Les Cahiers luxembourgeois : numéro 1, année 2018

Notre article précédent sur les Cahiers luxembourgeois posait la question du renouvellement de ceux-ci dans leur nouvelle mouture, avec notamment la recherche de talents émergents. Côté littéraire, la mission est remplie avec cette livraison, puisqu’elle propose une nouvelle de Samuel Hamen, tout récent arrivant sur la scène littéraire (on connaissait déjà ses textes critiques) avec le roman « V wéi vreckt, W wéi Vitess ». Hamen nous embarque dans une enfance rêvée avec « Elo », où l’imaginaire se conjugue avec, probablement, de véritables souvenirs pour quelques pages où l’on est pris d’une nostalgie pas désagréable.

Deux poèmes inédits de Jean Krier et quelques poèmes d’Olivier Vandivinit assurent le quota de vers du numéro. Mais le télescopage le plus intéressant, dans le cadre des objectifs de plateforme de création littéraire au grand-duché, est celui qui s’opère entre les contributions d’Antoine Pohu et de Jean Portante. Le poète luxembourgeois bien connu y livre un extrait de son roman en chantier, « Œdipe ne ferait pas ça » ; on y retrouve ses thèmes de prédilection, ici matérialisés par la chronique napolitaine d’une émigration à venir aux États-Unis. Le style est maîtrisé, même si, évidemment, c’est un roman encore sur la table de travail. Mais l’essentiel y est, et on sent la maturité d’une écriture qui, depuis longtemps déjà, a pris l’assurance de sa légitimité. Au contraire, la courte nouvelle d’Antoine Pohu, pour laquelle il a reçu le prix Laurence 2018 récemment, montre une fragilité d’écriture qui pourtant semble vouloir se solidifier : certains passés simples sont iconoclastes (involontairement, s’entend), certaines concordances des temps sont bancales, certaines prépositions sont tremblantes… et cependant on perçoit l’envie d’écrire qui affleure.
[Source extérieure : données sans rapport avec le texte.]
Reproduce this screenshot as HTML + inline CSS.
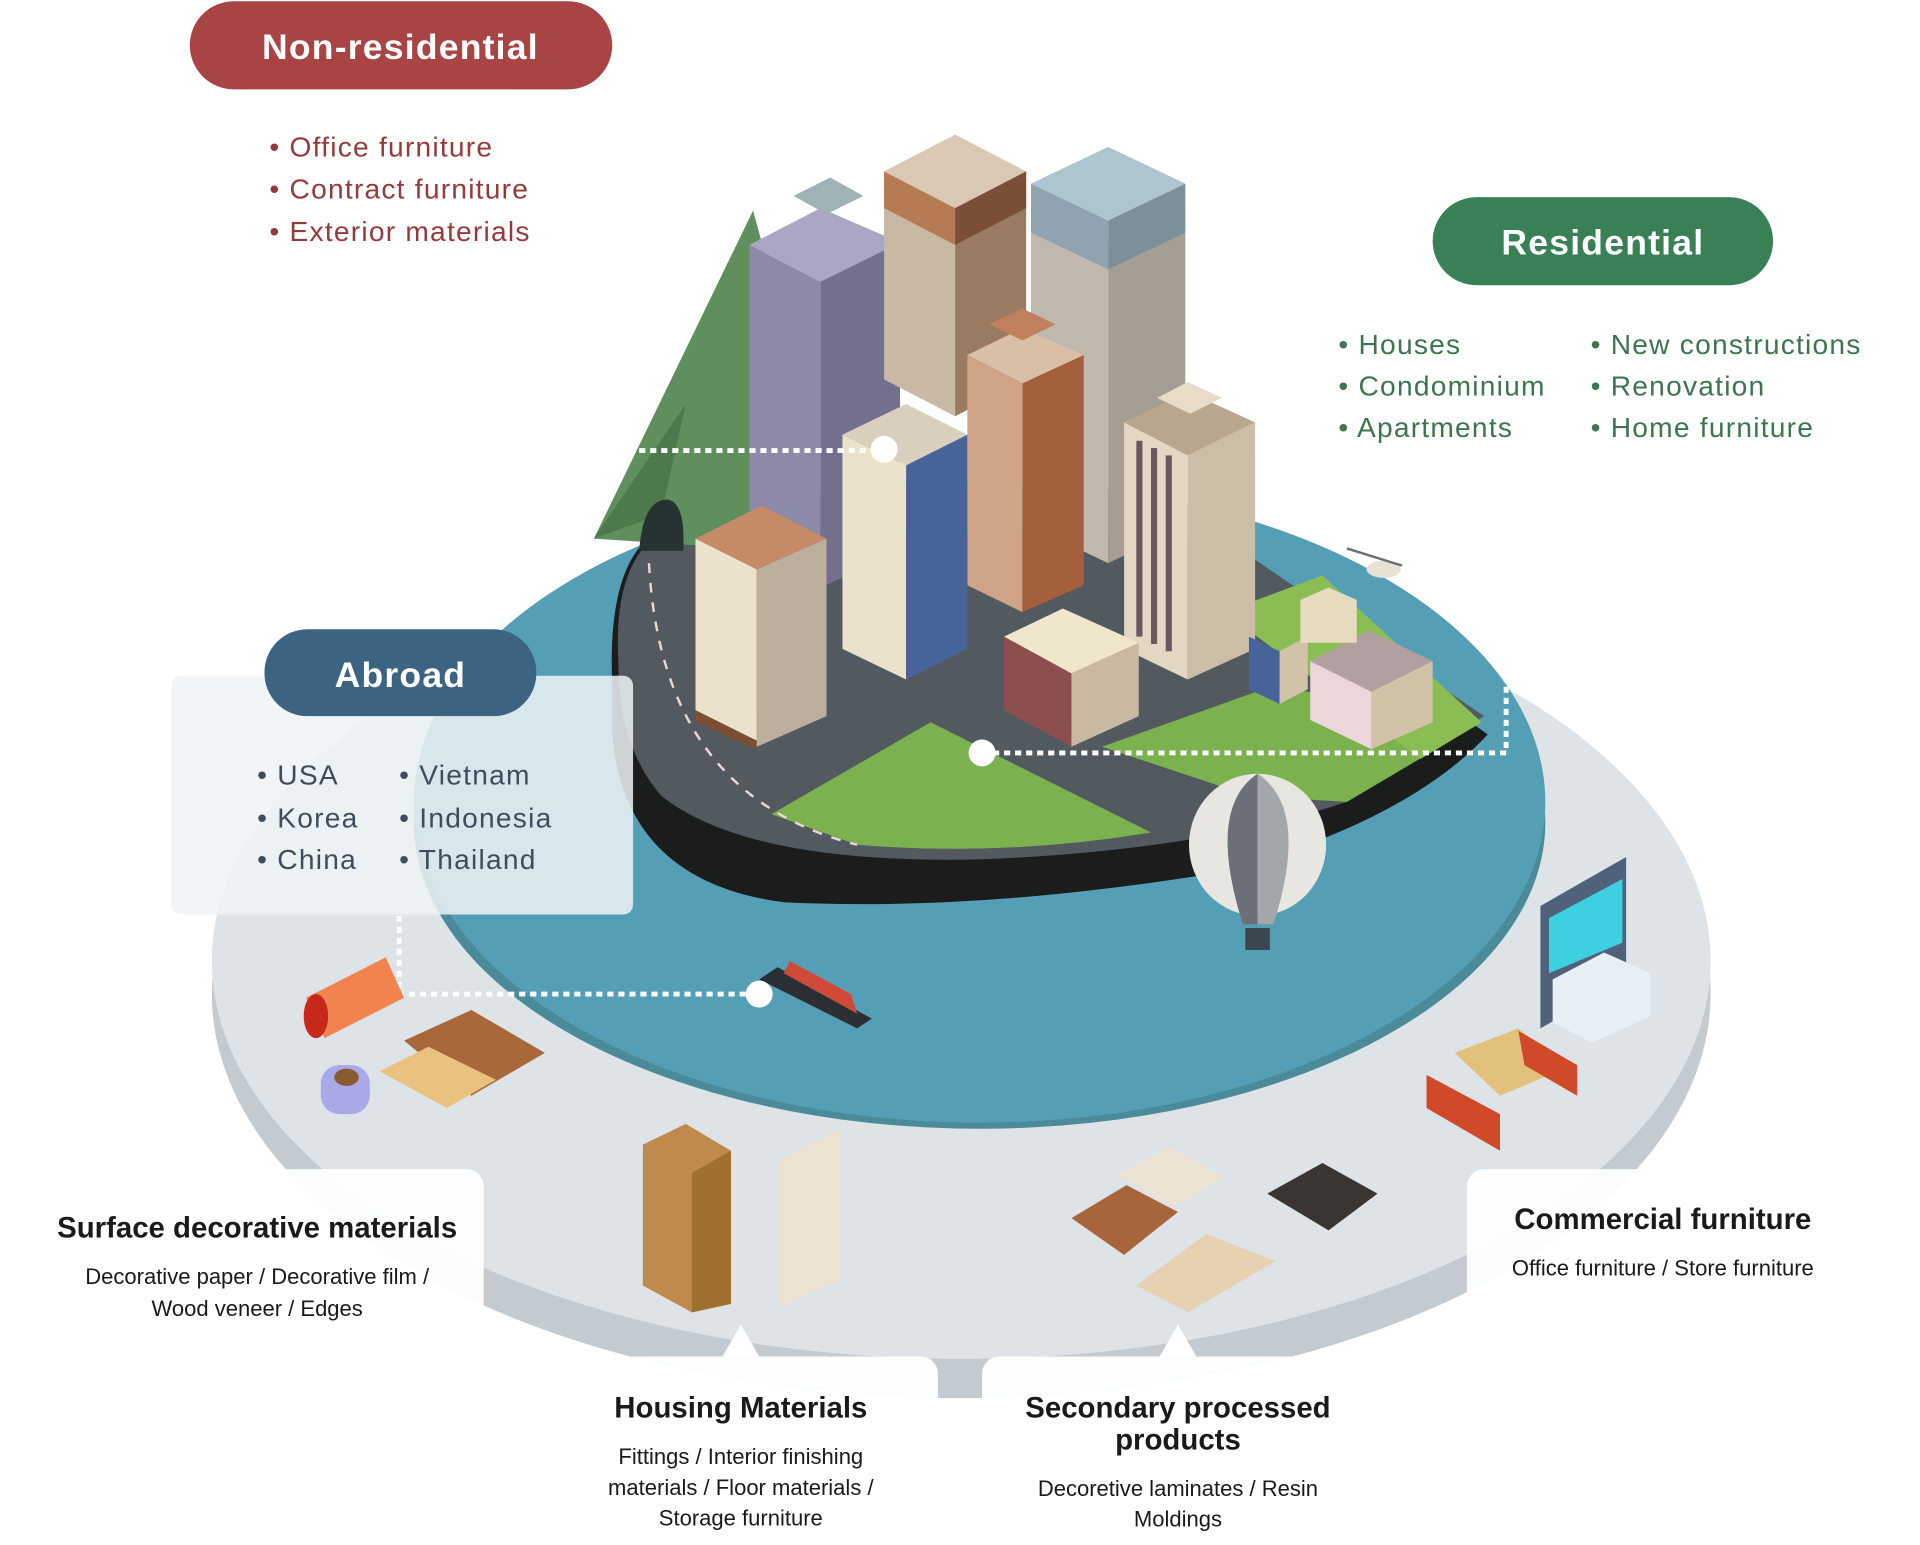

On souhaite à Pohu de continuer à travailler son écriture et de revenir dans ce laboratoire que sont les Cahiers.

Côté « scientifique », on peut lire un retour par Vincent Artuso lui-même sur le rapport désormais connu sous son nom : contribution intéressante au débat, où l’auteur se lance sans filet et révèle s’être coltiné à un « Luxembourg profond », dont les opinions s’affichent loin des humanistes discours publics. Édifiant. Mais le clou de ce numéro, c’est bien le dossier « Lëtzebuerger Literaturen am Verglach », issu d’un récent colloque et dont les contributions seront à suivre aussi dans la prochaine édition des Cahiers. Dans son introduction, Jeanne Glesener insiste sur la nécessité, pour les études de littérature comparée d’un pays multilingue comme le Luxembourg, de mener des recherches « intralittéraires », c’est-à-dire de procéder à des comparaisons d’œuvres écrites dans les diverses langues qui composent le corpus de textes nationaux, sans pour autant négliger les influences linguistiques et sociétales des contrées alentour.

Ian De Toffoli (par ailleurs membre du comité de rédaction des Cahiers) s’y colle avec une étude sur les racines gréco-latines de « Maus Kätti » d’Auguste Liesch et de « Marc Bruno. Profil d’artiste » de Félix Thyes. L’occasion de rappeler qu’en littérature, le personnage du génie solitaire qui crée un chef-d’œuvre est trompeur, autrices et auteurs ayant baigné dans une mer de contes, de récits et de mythes que leur talent permet le plus souvent de recycler pour en tirer une version personnelle. Ludivine Jehin, à travers les figures et traces littéraires de Nicolas Konert, Aline Mayrisch-de Saint-Hubert et Marie-Henriette Steil, évoque les « Folles figures de garçonnes » ; l’allitération du titre reflète l’effervescence de l’entrée dans la modernité féministe au petit Luxembourg. Enfin, Anne-Marie Millim, à partir de poèmes publiés dans le journal « Der arme Teufel », met en lumière la tentative de réhumanisation des auteurs ouvriers suite à leur déshumanisation par les écrivains bourgeois.

Si cette livraison des Cahiers est au fond moins littéraire que scientifique, à l’aune du nombre de pages consacré aux deux sections, il n’en reste pas moins qu’elle constitue un espace de création et de réflexion de bonne facture, que celles et ceux qui se passionnent pour la littérature en général et la littérature luxembourgeoise en particulier devraient encore une fois apprécier.